Since the constructor is implicit, a call test<int> a(0); test<int> b = a + 5; will be converted into the equivalent of test<int> b( a + test<int>(5) ); Conversely if you switch to 5 + a.
The operator+ is implemented in terms of operator+=, in a one-liner by taking the first argument by value. If the operator was any more complex this would have the advantage of providing both operators with a single implementation.
The issue with your operator+ is you have 3 template parameters, one for the return type as well as the cast, but there is no way for the compiler to automatically resolve that parameter.

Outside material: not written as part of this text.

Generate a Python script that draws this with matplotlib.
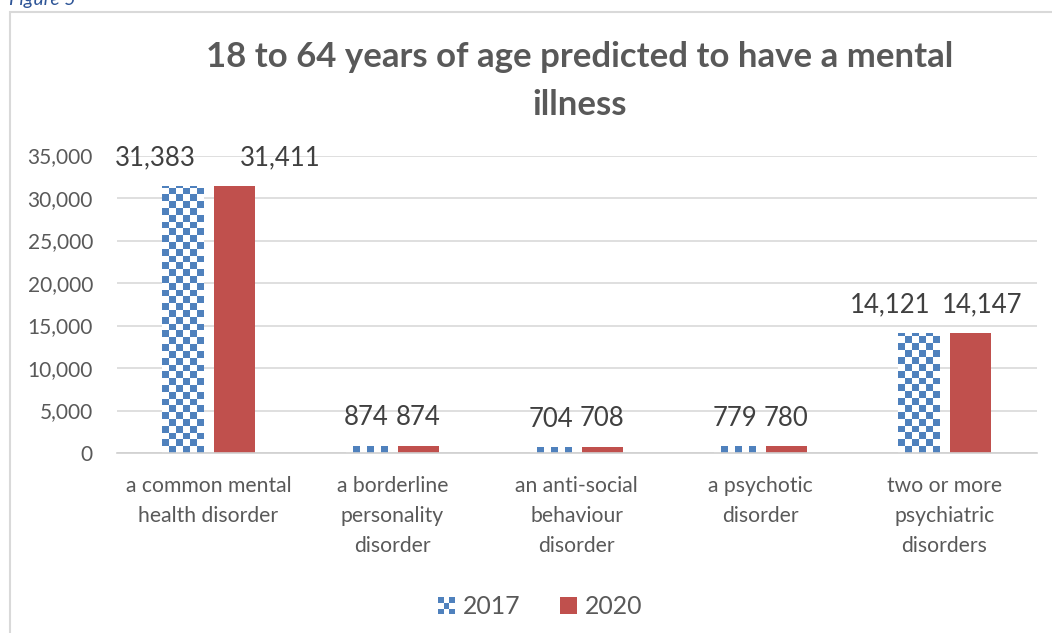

You are also committing a few evils there with casts.
You can take advantage of the that if you define operator+ as a free template function in your namespace it will only have effect for types defined in that namespace.
Within your namespace therefore I will define, using just T and U
template< typename T >
T operator+( const T & t1, const T& t2 )
{
T t( t1 );
t += t2; // defined within T in your namespace
return t;
}
template< typename T, typename U >
T operator+( const T& t, const U& u )
{
return t + T(u);
}
template< typename T, typename U >
T operator+( const U& u, const T& t )
{
return T(u) + t;
}
a + b in general is not covered by this template unless one of the types of a and b is in the namespace where the template was defined.
You should not overload op+ for unrelated types that you know nothing about – this can break perfectly working code that already exists. You should involve your class as at least one of the parameters to the op+ overload.
If you don't want an implicit conversion from T to A<T>, then I would just write out the overloads. This is the clearest code, and isn't long at all, if you follow the "# to #=" overloading pattern:
template<class T>
struct A {
explicit A(T);
A& operator+=(A const &other) {
m_var += other.m_var;
// This could be much longer, but however long it is doesn't change
// the length of the below overloads.
return *this;
}
A& operator+=(T const &other) {
*this += A(other);
return *this;
}
friend A operator+(A a, A const &b) {
a += b;
return a;
}
friend A operator+(A a, T const &b) {
a += A(b);
return a;
}
friend A operator+(T const &a, A b) {
b += A(a);
return b;
}
private:
T m_var;
};
C++0x solution
template <class T>
class A
{
private:
T m_var;
public:
operator T () const { return m_var; }
A(T x): m_var(x){}
};
template<class T,class U, class V>
auto operator+ (const U& r_var1, const V& r_var2) -> decltype(r_var1+r_var2)
{
return (r_var1 + r_var2 );
}
int main(){
A<int> a(5);
a = a+10;
a = 10 + a;
}
Unfortunately changing template<class T,class U, class V> to template<class U, class V> invokes segmentation fault on gcc 4.5.1. I have no idea why?